Your job is to retype all of the data word for word, leaving every image out.

+--

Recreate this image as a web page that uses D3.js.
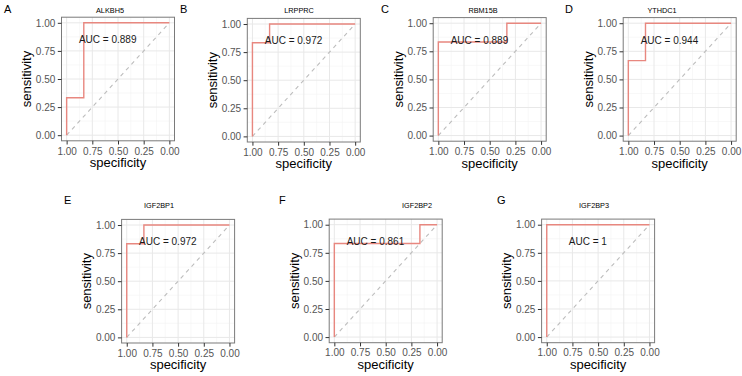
<!DOCTYPE html>
<html>
<head>
<meta charset="utf-8">
<script src="https://cdn.jsdelivr.net/npm/d3@7"></script>
<style>
  body { margin: 0; background: #fff; }
  svg { display: block; font-family: "Liberation Sans", Arial, sans-serif; }
</style>
</head>
<body>
<div id="chart"></div>
<script>
// ROC data, one entry per gene
const genes = ['ALKBH5', 'LRPPRC', 'RBM15B', 'YTHDC1', 'IGF2BP1', 'IGF2BP2', 'IGF2BP3'];
const letters = ['A', 'B', 'C', 'D', 'E', 'F', 'G'];
const aucs = ['0.889', '0.972', '0.889', '0.944', '0.972', '0.861', '1'];

const specificities = [
    [1, 1, 0.833, 0.833, 0],
    [1, 1, 0.833, 0.833, 0],
    [1, 1, 0.333, 0.333, 0],
    [1, 1, 0.833, 0.833, 0],
    [1, 1, 0.833, 0.833, 0],
    [1, 1, 0.167, 0.167, 0],
    [1, 1, 0]
];
const sensitivities = [
    [0, 0.333, 0.333, 1, 1],
    [0, 0.833, 0.833, 1, 1],
    [0, 0.833, 0.833, 1, 1],
    [0, 0.667, 0.667, 1, 1],
    [0, 0.833, 0.833, 1, 1],
    [0, 0.833, 0.833, 1, 1],
    [0, 1, 1]
];

const majorTicks = [0, 0.25, 0.5, 0.75, 1];
const minorTicks = [0.125, 0.375, 0.625, 0.875];
const aucPos = {spec: 0.6, sens: 0.85};

// panel layout (left/top of the plotting panel, title centre, letter pos)
const layout = [
    {left: 61.5, top: 17.2, titleX: 110, titleY: 12.5, letterX: 4, letterY: 13},
    {left: 247.3, top: 18.4, titleX: 299, titleY: 12.5, letterX: 180, letterY: 13},
    {left: 433.2, top: 17.6, titleX: 483, titleY: 12.5, letterX: 381, letterY: 13},
    {left: 623.2, top: 17.6, titleX: 662, titleY: 12.5, letterX: 565, letterY: 13},
    {left: 121.6, top: 219.4, titleX: 159, titleY: 207.5, letterX: 64, letterY: 204},
    {left: 329.2, top: 219.1, titleX: 417, titleY: 207.5, letterX: 279, letterY: 204},
    {left: 541.6, top: 219.1, titleX: 594, titleY: 207.5, letterX: 497, letterY: 204}
];
const panelW = 113, panelH = 123.6;

const svg = d3.select('#chart').append('svg')
    .attr('width', 742)
    .attr('height', 376);

genes.forEach((gene, i) => {
    const lay = layout[i];
    const x = d3.scaleLinear().domain([1.05, -0.05]).range([0, panelW]);
    const y = d3.scaleLinear().domain([-0.05, 1.05]).range([panelH, 0]);

    // panel letter + title
    svg.append('text')
        .attr('x', lay.letterX).attr('y', lay.letterY)
        .attr('font-size', 11).attr('fill', '#000')
        .text(letters[i]);
    svg.append('text')
        .attr('x', lay.titleX).attr('y', lay.titleY)
        .attr('text-anchor', 'middle')
        .attr('font-size', 7.3).attr('fill', '#000')
        .text(gene);

    const g = svg.append('g')
        .attr('transform', 'translate(' + lay.left + ',' + lay.top + ')');

    g.append('rect')
        .attr('width', panelW).attr('height', panelH)
        .attr('fill', '#fff');

    // grid
    g.selectAll('.minx').data(minorTicks).enter().append('line')
        .attr('x1', d => x(d)).attr('x2', d => x(d))
        .attr('y1', 0).attr('y2', panelH)
        .attr('stroke', '#f4f4f4').attr('stroke-width', 0.6);
    g.selectAll('.miny').data(minorTicks).enter().append('line')
        .attr('y1', d => y(d)).attr('y2', d => y(d))
        .attr('x1', 0).attr('x2', panelW)
        .attr('stroke', '#f4f4f4').attr('stroke-width', 0.6);
    g.selectAll('.majx').data(majorTicks).enter().append('line')
        .attr('x1', d => x(d)).attr('x2', d => x(d))
        .attr('y1', 0).attr('y2', panelH)
        .attr('stroke', '#e8e8e8').attr('stroke-width', 1);
    g.selectAll('.majy').data(majorTicks).enter().append('line')
        .attr('y1', d => y(d)).attr('y2', d => y(d))
        .attr('x1', 0).attr('x2', panelW)
        .attr('stroke', '#e8e8e8').attr('stroke-width', 1);

    // diagonal reference
    g.append('line')
        .attr('x1', x(1)).attr('y1', y(0))
        .attr('x2', x(0)).attr('y2', y(1))
        .attr('stroke', '#bdbdbd').attr('stroke-width', 1.1)
        .attr('stroke-dasharray', '4,4');

    // ROC curve
    const pts = specificities[i].map((s, k) => [s, sensitivities[i][k]]);
    g.append('path')
        .datum(pts)
        .attr('d', d3.line().x(d => x(d[0])).y(d => y(d[1])))
        .attr('fill', 'none')
        .attr('stroke', '#e8877f').attr('stroke-width', 1.4);

    g.append('text')
        .attr('x', x(aucPos.spec)).attr('y', y(aucPos.sens))
        .attr('dy', '0.35em')
        .attr('text-anchor', 'middle')
        .attr('font-size', 10).attr('fill', '#1a1a1a')
        .text('AUC = ' + aucs[i]);

    g.append('rect')
        .attr('width', panelW).attr('height', panelH)
        .attr('fill', 'none')
        .attr('stroke', '#7a7a7a').attr('stroke-width', 1);

    // axes
    const xAxis = g.append('g')
        .attr('transform', 'translate(0,' + panelH + ')')
        .call(d3.axisBottom(x).tickValues(majorTicks).tickFormat(d3.format('.2f'))
            .tickSizeOuter(0).tickSizeInner(3.7).tickPadding(3));
    const yAxis = g.append('g')
        .call(d3.axisLeft(y).tickValues(majorTicks).tickFormat(d3.format('.2f'))
            .tickSizeOuter(0).tickSizeInner(3.7).tickPadding(2.5));
    [xAxis, yAxis].forEach(a => {
        a.select('.domain').remove();
        a.selectAll('line').attr('stroke', '#333');
        a.selectAll('text')
            .attr('fill', '#555')
            .attr('font-size', 10)
            .attr('font-family', '"Liberation Sans", Arial, sans-serif');
    });

    // axis titles
    g.append('text')
        .attr('x', panelW / 2).attr('y', panelH + 26.5)
        .attr('text-anchor', 'middle')
        .attr('font-size', 13).attr('fill', '#000')
        .text('specificity');
    g.append('text')
        .attr('transform', 'translate(' + (-35) + ',' + (panelH / 2) + ') rotate(-90)')
        .attr('dy', '0.35em')
        .attr('text-anchor', 'middle')
        .attr('font-size', 13).attr('fill', '#000')
        .text('sensitivity');
});
</script>
</body>
</html>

+--

**Solution for this problem:**
Recreate this image as a web page that uses D3.js.
<!DOCTYPE html>
<html>
<head>
<meta charset="utf-8">
<script src="https://cdn.jsdelivr.net/npm/d3@7"></script>
<style>
  body { margin: 0; background: #fff; }
  svg { display: block; font-family: "Liberation Sans", Arial, sans-serif; }
</style>
</head>
<body>
<div id="chart"></div>
<script>
// ROC data, one entry per gene
const genes = ['ALKBH5', 'LRPPRC', 'RBM15B', 'YTHDC1', 'IGF2BP1', 'IGF2BP2', 'IGF2BP3'];
const letters = ['A', 'B', 'C', 'D', 'E', 'F', 'G'];
const aucs = ['0.889', '0.972', '0.889', '0.944', '0.972', '0.861', '1'];

const specificities = [
    [1, 1, 0.833, 0.833, 0],
    [1, 1, 0.833, 0.833, 0],
    [1, 1, 0.333, 0.333, 0],
    [1, 1, 0.833, 0.833, 0],
    [1, 1, 0.833, 0.833, 0],
    [1, 1, 0.167, 0.167, 0],
    [1, 1, 0]
];
const sensitivities = [
    [0, 0.333, 0.333, 1, 1],
    [0, 0.833, 0.833, 1, 1],
    [0, 0.833, 0.833, 1, 1],
    [0, 0.667, 0.667, 1, 1],
    [0, 0.833, 0.833, 1, 1],
    [0, 0.833, 0.833, 1, 1],
    [0, 1, 1]
];

const majorTicks = [0, 0.25, 0.5, 0.75, 1];
const minorTicks = [0.125, 0.375, 0.625, 0.875];
const aucPos = {spec: 0.6, sens: 0.85};

// panel layout (left/top of the plotting panel, title centre, letter pos)
const layout = [
    {left: 61.5, top: 17.2, titleX: 110, titleY: 12.5, letterX: 4, letterY: 13},
    {left: 247.3, top: 18.4, titleX: 299, titleY: 12.5, letterX: 180, letterY: 13},
    {left: 433.2, top: 17.6, titleX: 483, titleY: 12.5, letterX: 381, letterY: 13},
    {left: 623.2, top: 17.6, titleX: 662, titleY: 12.5, letterX: 565, letterY: 13},
    {left: 121.6, top: 219.4, titleX: 159, titleY: 207.5, letterX: 64, letterY: 204},
    {left: 329.2, top: 219.1, titleX: 417, titleY: 207.5, letterX: 279, letterY: 204},
    {left: 541.6, top: 219.1, titleX: 594, titleY: 207.5, letterX: 497, letterY: 204}
];
const panelW = 113, panelH = 123.6;

const svg = d3.select('#chart').append('svg')
    .attr('width', 742)
    .attr('height', 376);

genes.forEach((gene, i) => {
    const lay = layout[i];
    const x = d3.scaleLinear().domain([1.05, -0.05]).range([0, panelW]);
    const y = d3.scaleLinear().domain([-0.05, 1.05]).range([panelH, 0]);

    // panel letter + title
    svg.append('text')
        .attr('x', lay.letterX).attr('y', lay.letterY)
        .attr('font-size', 11).attr('fill', '#000')
        .text(letters[i]);
    svg.append('text')
        .attr('x', lay.titleX).attr('y', lay.titleY)
        .attr('text-anchor', 'middle')
        .attr('font-size', 7.3).attr('fill', '#000')
        .text(gene);

    const g = svg.append('g')
        .attr('transform', 'translate(' + lay.left + ',' + lay.top + ')');

    g.append('rect')
        .attr('width', panelW).attr('height', panelH)
        .attr('fill', '#fff');

    // grid
    g.selectAll('.minx').data(minorTicks).enter().append('line')
        .attr('x1', d => x(d)).attr('x2', d => x(d))
        .attr('y1', 0).attr('y2', panelH)
        .attr('stroke', '#f4f4f4').attr('stroke-width', 0.6);
    g.selectAll('.miny').data(minorTicks).enter().append('line')
        .attr('y1', d => y(d)).attr('y2', d => y(d))
        .attr('x1', 0).attr('x2', panelW)
        .attr('stroke', '#f4f4f4').attr('stroke-width', 0.6);
    g.selectAll('.majx').data(majorTicks).enter().append('line')
        .attr('x1', d => x(d)).attr('x2', d => x(d))
        .attr('y1', 0).attr('y2', panelH)
        .attr('stroke', '#e8e8e8').attr('stroke-width', 1);
    g.selectAll('.majy').data(majorTicks).enter().append('line')
        .attr('y1', d => y(d)).attr('y2', d => y(d))
        .attr('x1', 0).attr('x2', panelW)
        .attr('stroke', '#e8e8e8').attr('stroke-width', 1);

    // diagonal reference
    g.append('line')
        .attr('x1', x(1)).attr('y1', y(0))
        .attr('x2', x(0)).attr('y2', y(1))
        .attr('stroke', '#bdbdbd').attr('stroke-width', 1.1)
        .attr('stroke-dasharray', '4,4');

    // ROC curve
    const pts = specificities[i].map((s, k) => [s, sensitivities[i][k]]);
    g.append('path')
        .datum(pts)
        .attr('d', d3.line().x(d => x(d[0])).y(d => y(d[1])))
        .attr('fill', 'none')
        .attr('stroke', '#e8877f').attr('stroke-width', 1.4);

    g.append('text')
        .attr('x', x(aucPos.spec)).attr('y', y(aucPos.sens))
        .attr('dy', '0.35em')
        .attr('text-anchor', 'middle')
        .attr('font-size', 10).attr('fill', '#1a1a1a')
        .text('AUC = ' + aucs[i]);

    g.append('rect')
        .attr('width', panelW).attr('height', panelH)
        .attr('fill', 'none')
        .attr('stroke', '#7a7a7a').attr('stroke-width', 1);

    // axes
    const xAxis = g.append('g')
        .attr('transform', 'translate(0,' + panelH + ')')
        .call(d3.axisBottom(x).tickValues(majorTicks).tickFormat(d3.format('.2f'))
            .tickSizeOuter(0).tickSizeInner(3.7).tickPadding(3));
    const yAxis = g.append('g')
        .call(d3.axisLeft(y).tickValues(majorTicks).tickFormat(d3.format('.2f'))
            .tickSizeOuter(0).tickSizeInner(3.7).tickPadding(2.5));
    [xAxis, yAxis].forEach(a => {
        a.select('.domain').remove();
        a.selectAll('line').attr('stroke', '#333');
        a.selectAll('text')
            .attr('fill', '#555')
            .attr('font-size', 10)
            .attr('font-family', '"Liberation Sans", Arial, sans-serif');
    });

    // axis titles
    g.append('text')
        .attr('x', panelW / 2).attr('y', panelH + 26.5)
        .attr('text-anchor', 'middle')
        .attr('font-size', 13).attr('fill', '#000')
        .text('specificity');
    g.append('text')
        .attr('transform', 'translate(' + (-35) + ',' + (panelH / 2) + ') rotate(-90)')
        .attr('dy', '0.35em')
        .attr('text-anchor', 'middle')
        .attr('font-size', 13).attr('fill', '#000')
        .text('sensitivity');
});
</script>
</body>
</html>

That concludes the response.